Reasons To Use EQ On Your Recorded Audio
I've been writing a lot about EQ this past week - starting with a basic explanation of frequencies and equalization in Some Good Equalization and Frequency Basics. I've talked a little about how to use an equalizer effect (EQ for short) to improve your recordings by either removing or turning down unwanted frequencies, or boosting certain frequencies. Now we should pull back a bit and talk about the bigger picture. Why should you use EQ? Like a lot of tools in audio recording, once you learn about how cool an effect is, you start to feel like you have to use it all the time. But that is the road to audio hell. Before you use any tool, ask yourself why you're doing it. Does your audio really need the effect? If not, it is better to not apply any treatment. It's kind of like medication. Often we find ourselves just taking it out of habit even if we don't need it anymore. But all things being equal, our bodies, like our audio, are probably better off clean and sober. Don't get me wrong. I'm a big believer in better living through chemistry, and I love me some EQ and compression and reverb on my tracks too. Just make sure you're doing it for the right reasons.

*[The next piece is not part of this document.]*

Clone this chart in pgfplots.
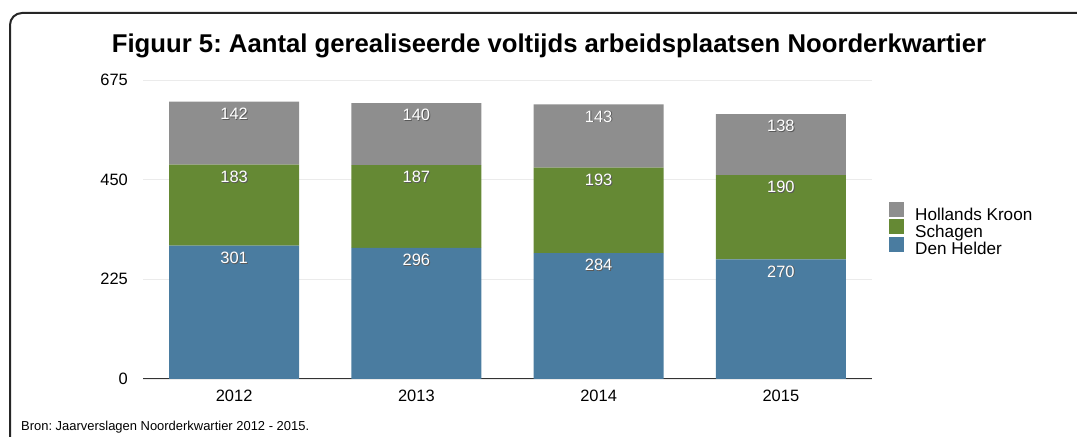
\documentclass[border=0pt]{standalone}
\usepackage{pgfplots}
\pgfplotsset{compat=1.18}
\usepackage{fontspec}
\setmainfont{Liberation Sans}
\frenchspacing
\definecolor{hk}{RGB}{142,142,142}
\definecolor{sch}{RGB}{101,137,52}
\definecolor{dh}{RGB}{74,124,160}
\newcommand{\lbl}[1]{\rlap{\hspace{0.9bp}\raisebox{-0.9bp}{\color{black!65}#1}}{\color{white}#1}}
\pgfplotsset{sq/.style={legend image code/.code={\fill[##1,draw=none] (0bp,-1bp) rectangle (15bp,14bp);}}}
\begin{document}
\begin{tikzpicture}[x=1bp,y=1bp]
\useasboundingbox (0,0) rectangle (1077,437);
\begin{scope}
\clip (0,0) rectangle (1077,437);
\draw[line width=2bp, black!85, rounded corners=12bp] (10,-30) rectangle (1110,424);
\end{scope}
\node[anchor=base, inner sep=0pt, font=\bfseries\fontsize{25.8}{30}\selectfont] at (549,384) {Figuur 5: Aantal gerealiseerde voltijds arbeidsplaatsen Noorderkwartier};
\node[anchor=base west, inner sep=0pt, font=\fontsize{13}{15}\selectfont] at (21,6) {Bron: Jaarverslagen Noorderkwartier 2012 - 2015.};
\begin{axis}[
  at={(143bp,58bp)}, anchor=south west,
  scale only axis, width=729bp, height=299bp,
  ybar stacked, bar width=130bp,
  xmin=-0.5, xmax=3.5, ymin=0, ymax=675,
  xtick={0,1,2,3}, xticklabels={2012,2013,2014,2015},
  ytick={0,225,450,675},
  ymajorgrids, grid style={draw=black!8, line width=0.8bp},
  axis x line*=bottom, axis y line*=left,
  y axis line style={draw=none},
  x axis line style={draw=black!80, line width=1bp},
  major tick length=0pt,
  /pgf/number format/assume math mode=true,
  tick label style={font=\fontsize{16.5}{19}\selectfont, inner sep=0pt},
  yticklabel style={xshift=-15bp},
  xticklabel style={yshift=-11bp},
  point meta=rawy,
  visualization depends on={rawy \as \rawy},
  nodes near coords={\lbl{\pgfmathprintnumber{\pgfplotspointmeta}}},
  every node near coord/.append style={anchor=north, yshift={\rawy*0.221481bp-6bp}, inner sep=0pt, font=\fontsize{16.5}{19}\selectfont},
  legend style={at={(1.0233,0.592)}, anchor=north west, draw=none, fill=none,
    font=\fontsize{17.2}{19}\selectfont, inner sep=0pt, row sep=-4.5bp, column sep=11bp,
    nodes={inner sep=0pt, text height=12bp, text depth=3.5bp}},
  legend cell align=left,
  reverse legend,
]
\addplot[fill=dh, draw=none, sq] coordinates {(0,301) (1,296) (2,284) (3,270)};
\addplot[fill=sch, draw=none, sq] coordinates {(0,183) (1,187) (2,193) (3,190)};
\addplot[fill=hk, draw=none, sq] coordinates {(0,142) (1,140) (2,143) (3,138)};
\legend{Den Helder, Schagen, Hollands Kroon}
\end{axis}
\end{tikzpicture}
\end{document}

So that being said - what are the reasons for using EQ? Let's review what an EQ is. It is basically a bunch of volume knobs, each targeting a small band of frequencies (this describes a graphic EQ type, as opposed to a parametric EQ where you "dial-in" the frequency and the bandwidth you want to turn up or down), whereas a master volume knob turns up or down ALL frequencies equally. This allows us to JUST boost or cut, say the frequencies around 6Khz. That's usually where sibilance is located, so a reduction in that area can help reduce overly hot "SSS" sounds, for example. So you really should always ask yourself some questions before applying EQ. Graham Cochrane just wrote an article about this called "3 Questions I Always Ask When Using EQ." His questions are:
What Frequencies Are Not Adding to The Track?
What Frequencies Are Hurting The Track?
What Frequencies Make This Track Sound Great?
I think these are excellent questions to help guide yo in the responsible use of powerful effects.